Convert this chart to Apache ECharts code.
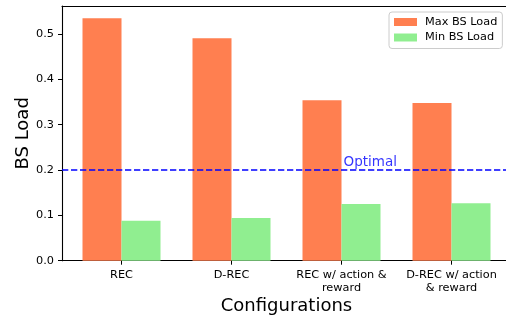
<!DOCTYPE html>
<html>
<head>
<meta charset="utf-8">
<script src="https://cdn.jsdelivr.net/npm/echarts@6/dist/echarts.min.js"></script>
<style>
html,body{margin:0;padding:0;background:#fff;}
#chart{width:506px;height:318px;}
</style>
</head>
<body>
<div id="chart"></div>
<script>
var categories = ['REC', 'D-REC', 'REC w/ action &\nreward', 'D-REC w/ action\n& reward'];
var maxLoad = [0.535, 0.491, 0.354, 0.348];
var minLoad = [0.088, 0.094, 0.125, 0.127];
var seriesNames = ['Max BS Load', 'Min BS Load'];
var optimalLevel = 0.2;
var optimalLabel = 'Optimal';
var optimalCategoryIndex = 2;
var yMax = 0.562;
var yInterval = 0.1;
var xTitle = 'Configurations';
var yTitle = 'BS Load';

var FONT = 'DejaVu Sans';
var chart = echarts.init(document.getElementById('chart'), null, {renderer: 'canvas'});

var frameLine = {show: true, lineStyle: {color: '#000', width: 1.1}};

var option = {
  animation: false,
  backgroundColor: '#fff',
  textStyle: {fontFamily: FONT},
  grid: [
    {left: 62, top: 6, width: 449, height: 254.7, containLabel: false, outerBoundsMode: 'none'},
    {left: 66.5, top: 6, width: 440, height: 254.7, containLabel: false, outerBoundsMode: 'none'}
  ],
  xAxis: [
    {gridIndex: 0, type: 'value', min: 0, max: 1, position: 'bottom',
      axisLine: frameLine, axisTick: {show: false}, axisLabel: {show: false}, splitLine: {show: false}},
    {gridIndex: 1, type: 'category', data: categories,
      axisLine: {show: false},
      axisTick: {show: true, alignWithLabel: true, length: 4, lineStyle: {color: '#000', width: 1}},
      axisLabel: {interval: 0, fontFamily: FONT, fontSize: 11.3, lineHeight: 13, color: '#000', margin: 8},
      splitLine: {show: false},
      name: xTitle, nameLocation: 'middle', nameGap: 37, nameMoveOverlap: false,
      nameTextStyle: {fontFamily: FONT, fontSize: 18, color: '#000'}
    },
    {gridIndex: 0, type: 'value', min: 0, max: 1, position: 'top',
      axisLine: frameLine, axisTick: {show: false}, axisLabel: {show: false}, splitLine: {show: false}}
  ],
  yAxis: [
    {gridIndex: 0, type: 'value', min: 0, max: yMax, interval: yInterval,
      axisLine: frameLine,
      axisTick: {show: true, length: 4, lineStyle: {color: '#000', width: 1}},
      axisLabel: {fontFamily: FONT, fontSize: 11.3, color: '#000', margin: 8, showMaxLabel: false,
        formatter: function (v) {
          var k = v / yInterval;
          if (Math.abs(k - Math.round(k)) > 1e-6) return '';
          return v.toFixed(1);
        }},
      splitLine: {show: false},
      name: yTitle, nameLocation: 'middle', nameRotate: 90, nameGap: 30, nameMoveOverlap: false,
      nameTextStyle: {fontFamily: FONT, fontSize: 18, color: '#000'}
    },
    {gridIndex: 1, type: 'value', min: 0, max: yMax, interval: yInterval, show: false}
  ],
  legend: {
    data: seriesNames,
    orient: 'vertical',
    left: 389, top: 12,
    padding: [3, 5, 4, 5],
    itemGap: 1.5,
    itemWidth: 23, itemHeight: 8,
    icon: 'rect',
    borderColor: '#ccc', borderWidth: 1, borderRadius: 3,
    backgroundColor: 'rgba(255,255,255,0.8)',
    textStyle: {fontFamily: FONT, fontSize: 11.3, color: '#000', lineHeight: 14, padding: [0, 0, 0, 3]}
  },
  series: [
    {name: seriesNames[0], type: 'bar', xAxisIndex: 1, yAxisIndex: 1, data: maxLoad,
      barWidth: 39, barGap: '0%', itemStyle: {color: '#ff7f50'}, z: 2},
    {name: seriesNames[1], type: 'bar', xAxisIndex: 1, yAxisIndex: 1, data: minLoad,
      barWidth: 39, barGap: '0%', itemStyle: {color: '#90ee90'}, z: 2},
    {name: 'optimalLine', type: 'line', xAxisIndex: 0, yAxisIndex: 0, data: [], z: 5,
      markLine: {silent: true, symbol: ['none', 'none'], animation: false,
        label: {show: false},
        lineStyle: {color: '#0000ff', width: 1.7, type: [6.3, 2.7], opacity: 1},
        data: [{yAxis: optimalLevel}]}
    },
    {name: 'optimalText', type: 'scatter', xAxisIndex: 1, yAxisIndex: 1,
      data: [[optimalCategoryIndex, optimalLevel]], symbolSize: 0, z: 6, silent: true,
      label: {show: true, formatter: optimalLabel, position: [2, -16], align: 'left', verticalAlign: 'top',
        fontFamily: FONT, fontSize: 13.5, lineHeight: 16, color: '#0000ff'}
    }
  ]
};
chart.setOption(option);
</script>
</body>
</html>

* _Task description_
Reproduce the material word for word. Any pictures should be left out of the copy.

* _Task answer_
Convert this chart to Apache ECharts code.
<!DOCTYPE html>
<html>
<head>
<meta charset="utf-8">
<script src="https://cdn.jsdelivr.net/npm/echarts@6/dist/echarts.min.js"></script>
<style>
html,body{margin:0;padding:0;background:#fff;}
#chart{width:506px;height:318px;}
</style>
</head>
<body>
<div id="chart"></div>
<script>
var categories = ['REC', 'D-REC', 'REC w/ action &\nreward', 'D-REC w/ action\n& reward'];
var maxLoad = [0.535, 0.491, 0.354, 0.348];
var minLoad = [0.088, 0.094, 0.125, 0.127];
var seriesNames = ['Max BS Load', 'Min BS Load'];
var optimalLevel = 0.2;
var optimalLabel = 'Optimal';
var optimalCategoryIndex = 2;
var yMax = 0.562;
var yInterval = 0.1;
var xTitle = 'Configurations';
var yTitle = 'BS Load';

var FONT = 'DejaVu Sans';
var chart = echarts.init(document.getElementById('chart'), null, {renderer: 'canvas'});

var frameLine = {show: true, lineStyle: {color: '#000', width: 1.1}};

var option = {
  animation: false,
  backgroundColor: '#fff',
  textStyle: {fontFamily: FONT},
  grid: [
    {left: 62, top: 6, width: 449, height: 254.7, containLabel: false, outerBoundsMode: 'none'},
    {left: 66.5, top: 6, width: 440, height: 254.7, containLabel: false, outerBoundsMode: 'none'}
  ],
  xAxis: [
    {gridIndex: 0, type: 'value', min: 0, max: 1, position: 'bottom',
      axisLine: frameLine, axisTick: {show: false}, axisLabel: {show: false}, splitLine: {show: false}},
    {gridIndex: 1, type: 'category', data: categories,
      axisLine: {show: false},
      axisTick: {show: true, alignWithLabel: true, length: 4, lineStyle: {color: '#000', width: 1}},
      axisLabel: {interval: 0, fontFamily: FONT, fontSize: 11.3, lineHeight: 13, color: '#000', margin: 8},
      splitLine: {show: false},
      name: xTitle, nameLocation: 'middle', nameGap: 37, nameMoveOverlap: false,
      nameTextStyle: {fontFamily: FONT, fontSize: 18, color: '#000'}
    },
    {gridIndex: 0, type: 'value', min: 0, max: 1, position: 'top',
      axisLine: frameLine, axisTick: {show: false}, axisLabel: {show: false}, splitLine: {show: false}}
  ],
  yAxis: [
    {gridIndex: 0, type: 'value', min: 0, max: yMax, interval: yInterval,
      axisLine: frameLine,
      axisTick: {show: true, length: 4, lineStyle: {color: '#000', width: 1}},
      axisLabel: {fontFamily: FONT, fontSize: 11.3, color: '#000', margin: 8, showMaxLabel: false,
        formatter: function (v) {
          var k = v / yInterval;
          if (Math.abs(k - Math.round(k)) > 1e-6) return '';
          return v.toFixed(1);
        }},
      splitLine: {show: false},
      name: yTitle, nameLocation: 'middle', nameRotate: 90, nameGap: 30, nameMoveOverlap: false,
      nameTextStyle: {fontFamily: FONT, fontSize: 18, color: '#000'}
    },
    {gridIndex: 1, type: 'value', min: 0, max: yMax, interval: yInterval, show: false}
  ],
  legend: {
    data: seriesNames,
    orient: 'vertical',
    left: 389, top: 12,
    padding: [3, 5, 4, 5],
    itemGap: 1.5,
    itemWidth: 23, itemHeight: 8,
    icon: 'rect',
    borderColor: '#ccc', borderWidth: 1, borderRadius: 3,
    backgroundColor: 'rgba(255,255,255,0.8)',
    textStyle: {fontFamily: FONT, fontSize: 11.3, color: '#000', lineHeight: 14, padding: [0, 0, 0, 3]}
  },
  series: [
    {name: seriesNames[0], type: 'bar', xAxisIndex: 1, yAxisIndex: 1, data: maxLoad,
      barWidth: 39, barGap: '0%', itemStyle: {color: '#ff7f50'}, z: 2},
    {name: seriesNames[1], type: 'bar', xAxisIndex: 1, yAxisIndex: 1, data: minLoad,
      barWidth: 39, barGap: '0%', itemStyle: {color: '#90ee90'}, z: 2},
    {name: 'optimalLine', type: 'line', xAxisIndex: 0, yAxisIndex: 0, data: [], z: 5,
      markLine: {silent: true, symbol: ['none', 'none'], animation: false,
        label: {show: false},
        lineStyle: {color: '#0000ff', width: 1.7, type: [6.3, 2.7], opacity: 1},
        data: [{yAxis: optimalLevel}]}
    },
    {name: 'optimalText', type: 'scatter', xAxisIndex: 1, yAxisIndex: 1,
      data: [[optimalCategoryIndex, optimalLevel]], symbolSize: 0, z: 6, silent: true,
      label: {show: true, formatter: optimalLabel, position: [2, -16], align: 'left', verticalAlign: 'top',
        fontFamily: FONT, fontSize: 13.5, lineHeight: 16, color: '#0000ff'}
    }
  ]
};
chart.setOption(option);
</script>
</body>
</html>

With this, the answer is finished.